LitHub has published a piece by Robert Frank entitled On the Behavioral Economy of the Book World, originally published in The Author.

Mr Frank’s focus on the ebook is perhaps understandable. Of course it is possible that the physical book will disappear and all books become digital objects. Personally I doubt this, but I have to recognize that I won’t be around to find out the final verdict — because I do think that printed books will continue to be sold for the rest of my life. The proportion of print to digital sales seems settled at around 80%:20% even in the face of the pandemic, and any impending big change in the ratio would seem to me to have demanded an increase in the ebook proportion over recent years.

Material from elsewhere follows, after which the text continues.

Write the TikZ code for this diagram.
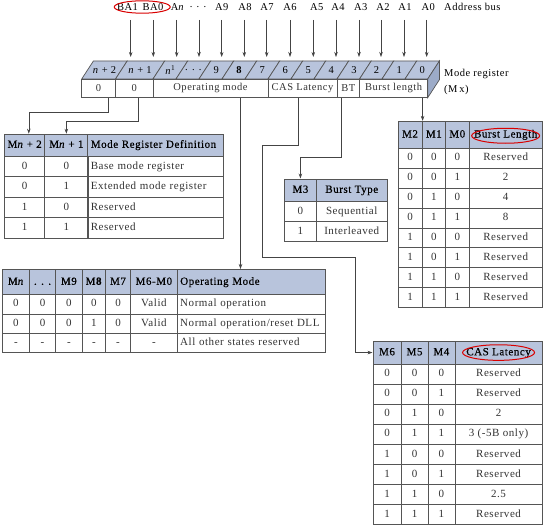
\documentclass[tikz,border=0pt]{standalone}
\usepackage{fontspec}
\setmainfont{Liberation Serif}[LetterSpace=5]
\newfontfamily\hdrfam{Liberation Serif}[LetterSpace=5,FakeBold=0.35]
\usetikzlibrary{matrix,arrows.meta,calc}
\definecolor{hdrblue}{HTML}{B8C4DC}
\definecolor{sideblue}{HTML}{9CABC8}
\definecolor{tline}{HTML}{555555}
\definecolor{txt}{HTML}{333333}
\definecolor{cline}{HTML}{444444}
\newcommand\tabfont{\fontsize{11}{13}\selectfont}
\newcommand\regfont{\fontsize{10.5}{12}\selectfont}
\newcommand\hdrfont{\hdrfam\fontsize{11}{13}\selectfont}
\tikzset{
  tbl/.style={matrix of nodes, column sep=-0.7pt, row sep=-0.7pt, inner sep=0pt,
    nodes={draw=tline, line width=0.7pt, anchor=center, inner xsep=2pt, inner ysep=0pt,
      text height=7.5pt, text depth=2pt, font=\tabfont, text=txt}},
  hrow/.style={nodes={fill=hdrblue, font=\hdrfont, text=black, minimum height=#1}},
  cw/.style={nodes={minimum width=#1}},
  lw/.style={nodes={text width=#1, align=left, inner xsep=3pt}},
  rh/.style={nodes={minimum height=#1}},
  front/.style={draw=tline, line width=0.7pt, fill=white, minimum height=18.7pt, inner sep=0pt,
    font=\regfont, text=txt},
  topface/.style={draw=tline, line width=0.7pt, fill=hdrblue},
  toplbl/.style={font=\regfont, text=black, inner sep=0pt},
  addr/.style={font=\regfont, text=black, inner sep=1pt},
  arr/.style={draw=cline, line width=0.6pt, -{Stealth[length=5pt,width=3.5pt]}},
  redell/.style={draw=red!85!black, line width=1pt},
}
\begin{document}
\begin{tikzpicture}[x=1pt,y=-1pt]
\useasboundingbox[fill=white] (0,0) rectangle (546,527);

% address labels and arrows
\foreach \lx/\ax/\t [count=\i] in {127.5/130.7/BA1, 153/153.3/BA0, 177.5/176.7/{A\textit{n}},
  198/199/{. . .}, 221.7/221.7/A9, 245/244.3/A8, 267/266.7/A7, 290/290/A6, 316.7/313.3/A5,
  338/336/A4, 360.7/359/A3, 383/381/A2, 405/404/A1, 428.3/426.7/A0}
{
  \node[addr] (L\i) at (\lx,7) {\t};
  \coordinate (S\i) at (\ax,20);
  \coordinate (E\i) at (\ax,57);
  \draw[arr] (S\i) -- (E\i);
}
\node[addr, anchor=west] (abus) at (443,7) {Address bus};
\path (L1) -- (L2) coordinate[pos=0.5] (bamid);
\draw[redell] ([xshift=2pt]bamid) ellipse [x radius=28pt, y radius=6.2pt];

% register top face
\foreach \l/\r/\t [count=\i] in {81.7/115.5/{\textit{n} + 2}, 115.5/153/{\textit{n} + 1},
  153/176/{\textit{n}\textsuperscript{1}}, 176/199/{. . .}, 199/222/9, 222/245/{\textbf{8}},
  245/268/7, 268/291/6, 291/314/5, 314/337/4, 337/359.5/3, 359.5/382/2, 382/405/1, 405/427.7/0}
{
  \filldraw[topface] (\l,79) -- (\r,79) -- (\r+11.7,61) -- (\l+11.7,61) -- cycle;
  \node[toplbl] (T\i) at ({(\l+\r)/2+5.85},70.5) {\t};
}
% side face
\filldraw[draw=tline, line width=0.7pt, fill=sideblue] (427.7,79) -- (439.4,61) -- (439.4,79.7) -- (427.7,97.7) -- cycle;

% register front cells
\node[front, minimum width=33.8pt] (c1) at (98.6,88.35) {0};
\node[front, minimum width=37.5pt] (c2) at (134.25,88.35) {0};
\node[front, minimum width=115pt] (cop) at (210.5,88.35) {Operating mode};
\node[front, minimum width=69pt] (ccas) at (302.5,88.35) {CAS Latency};
\node[front, minimum width=22.5pt] (cbt) at (348.25,88.35) {BT};
\node[front, minimum width=68.2pt] (cbl) at (393.6,88.35) {Burst length};

\node[addr, anchor=west] (mreg) at (443,74) {Mode register};
\node[addr, anchor=west] (mx) at (443,89.5) {(M\,x)};

% Mode register definition
\matrix (tblA) [tbl, anchor=north west, rh=20.5pt, row 1/.style={hrow=22pt},
  column 1/.style={cw=40.3pt}, column 2/.style={cw=43pt}, column 3/.style={lw=129.4pt}]
  at (4,133.5) {
  M\textit{n} + 2 & M\textit{n} + 1 & Mode Register Definition \\
  0 & 0 & Base mode register \\
  0 & 1 & Extended mode register \\
  1 & 0 & Reserved \\
  1 & 1 & Reserved \\
};

% Burst length
\matrix (tblB) [tbl, anchor=north west, rh=19.9pt, row 1/.style={hrow=27pt},
  column 1/.style={cw=24.4pt}, column 2/.style={cw=23.3pt}, column 3/.style={cw=23.5pt},
  column 4/.style={cw=73.2pt}]
  at (397.3,120.7) {
  M2 & M1 & M0 & Burst Length \\
  0 & 0 & 0 & Reserved \\
  0 & 0 & 1 & 2 \\
  0 & 1 & 0 & 4 \\
  0 & 1 & 1 & 8 \\
  1 & 0 & 0 & Reserved \\
  1 & 0 & 1 & Reserved \\
  1 & 1 & 0 & Reserved \\
  1 & 1 & 1 & Reserved \\
};
\draw[redell] ([yshift=-1pt]tblB-1-4.center) ellipse [x radius=34pt, y radius=7.5pt];

% Burst type
\matrix (tblC) [tbl, anchor=north west, rh=20pt, row 1/.style={hrow=22.4pt},
  column 1/.style={cw=31.7pt}, column 2/.style={cw=71pt}]
  at (284,178.3) {
  M3 & Burst Type \\
  0 & Sequential \\
  1 & Interleaved \\
};

% Operating mode
\matrix (tblD) [tbl, anchor=north west, rh=19.3pt, row 1/.style={hrow=25pt},
  column 1/.style={cw=27.3pt}, column 2/.style={cw=26pt}, column 3/.style={cw=26.7pt},
  column 4/.style={cw=23.3pt}, column 5/.style={cw=25pt}, column 6/.style={cw=46.7pt},
  column 7/.style={lw=142.3pt}]
  at (1.7,269) {
  M\textit{n} & . . . & M9 & M\textbf{8} & M7 & M6-M0 & Operating Mode \\
  0 & 0 & 0 & 0 & 0 & Valid & Normal operation \\
  0 & 0 & 0 & 1 & 0 & Valid & Normal operation/reset DLL \\
  - & - & - & - & - & - & All other states reserved \\
};

% CAS latency
\matrix (tblE) [tbl, anchor=north west, rh=20.1pt, row 1/.style={hrow=22.6pt},
  column 1/.style={cw=28.4pt}, column 2/.style={cw=26.6pt}, column 3/.style={cw=27pt},
  column 4/.style={cw=87.4pt}]
  at (372.3,340.7) {
  M6 & M5 & M4 & CAS Latency \\
  0 & 0 & 0 & Reserved \\
  0 & 0 & 1 & Reserved \\
  0 & 1 & 0 & 2 \\
  0 & 1 & 1 & 3 (-5B only) \\
  1 & 0 & 0 & Reserved \\
  1 & 0 & 1 & Reserved \\
  1 & 1 & 0 & 2.5 \\
  1 & 1 & 1 & Reserved \\
};
\draw[redell] (tblE-1-4.center) ellipse [x radius=36pt, y radius=7.8pt];

% connectors
\draw[arr] ([xshift=9.7pt]c1.south) -- ++(0,14) -| ([xshift=4.1pt]tblA-1-1.north);
\draw[arr] ([xshift=4.05pt]c2.south) -- ++(0,23.3) -| (tblA-1-2.north);
\draw[arr] ([xshift=30pt]cop.south) -- ([xshift=30pt]cop.south |- tblD.north);
\draw[arr] ([xshift=-4.2pt]ccas.south) -- ++(0,47.3) -- ++(-36,0) -- ++(0,111.5) -- ++(93.2,0) |- (tblE-1-1.west);
\draw[arr] ([xshift=-6.55pt]cbt.south) -- ++(0,59) -| (tblC-1-1.north);
\draw[arr] (cbl.south -| tblB-1-1.north east) -- (tblB-1-1.north east);
\end{tikzpicture}
\end{document}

Now in a world consisting only of tradey ebooks Mr Frank’s analysis makes some sense. The article starts with an analysis of what makes a bestseller — the answer is “the winner-take-all-market” something about which Mr Frank has published a book, and actually just seems but one analytical layer away from the usual explanation of success in publishing, which is — pure luck.

Mr Frank, a “senior special writer” at The Wall Street Journal, where he writes a weekly column and daily blog called “The Wealth Report”, goes into a riff on economic theory. “In the markets described in economics textbooks, producers expand output until the additional cost of the last unit produced is equal to what the last buyer is willing to pay for it. . . . That description doesn’t apply at all to publishing in the digital age. Once a text has been created, the marginal cost of distributing it to an additional reader is essentially zero. To allocate it efficiently, its price should therefore also be zero. But although the marginal cost of distributing existing text is zero, there are likely to have been substantial fixed costs of producing that text in the first place. And since a commercial publisher’s first goal is to remain solvent, books and other texts cannot be given away.” He then alludes to the economist-style belief that competition among publishers of similar ebooks might/should bring down prices. Even now, fourteen years after the introduction of the Kindle, there are vanishingly few (if any) books from traditional publishers which are available only as ebooks, and thus all this discussion ignores the existence of the vast majority of a publisher’s stock-in-trade, the printed book. Further trouble with this anaylsis (leaving aside one’s dyspeptic views on economic theory’s inability to describe anything not equally theoretical) is that books are not commodities — every book is unique, so price cutting ends up being the business equivalent of self-cutting. Sure, maybe such price-lowering effects might theoretically begin to be seen in genre publishing, the nearest books get to commodity status, and that this is indeed the case might be a large part of the explanation of why self-published ebooks are less expensive than ebooks from traditional publishers.

Mr Frank speculates that books are being pushed towards a subscription pricing model. You get into these sorts of waters by a category mistake over what publishing is. Now one might perfectly logically argue that the genre fiction market is ripe for a switch-over to subscriptions, but beware of overlooking the vast majority of books published: all those non-genre-fiction volumes. Subscription pricing can, and has for years worked in its book club manifestation, but this can really only happen at the trade end of the business. Can you really imagine an individual signing up with say Cambridge University Press to receive a copy of every book they publish in linguistics? Lots of libraries do still do this sort of thing, (we call them standing order plans) but individuals are unlikely to want everything — unless, to complete the circle, everything is of a consistent quality such as say romance novels. Perhaps Mr Frank envisages a subscription of the sort that would allow you to select any six books a year: nice, but in what meaningful way is this better than the status quo where you notice one at a time the six books in your academic subject area which you want when they are announced or reviewed, and respond by going out and buying them individually?

Let us bear in mind the rather important fact that not all publishing is trade publishing, and that not all trade publishing is genre publishing: in all respects except for media attention the branches of publishing Mr Frank focusses on are minority pursuits: many more books are published that are not trade books than those that are. And consider that not all books are written in order to make money for their authors. The poet in the garret may be a cliché, but it’s not a fantasy. Many (most?) books are written for reasons having nothing to do with bank accounts. I dare say the authors of Leucocyte Typing VII had no expectation of earning actual money when they wrote their contributions. Of course every now and then an academic author will find their book selling well, and as academic books tend to be quite expensive, the royalty income they realize may be larger than you might think — after all 10% of a lot is more than 10% of a little — but by and large the academic who goes in for book making in order to become rich is a disappointed academic. The winner-take-all economy may have some application in this market, but winning will be measured in reputation, maybe tenure, but not bucks.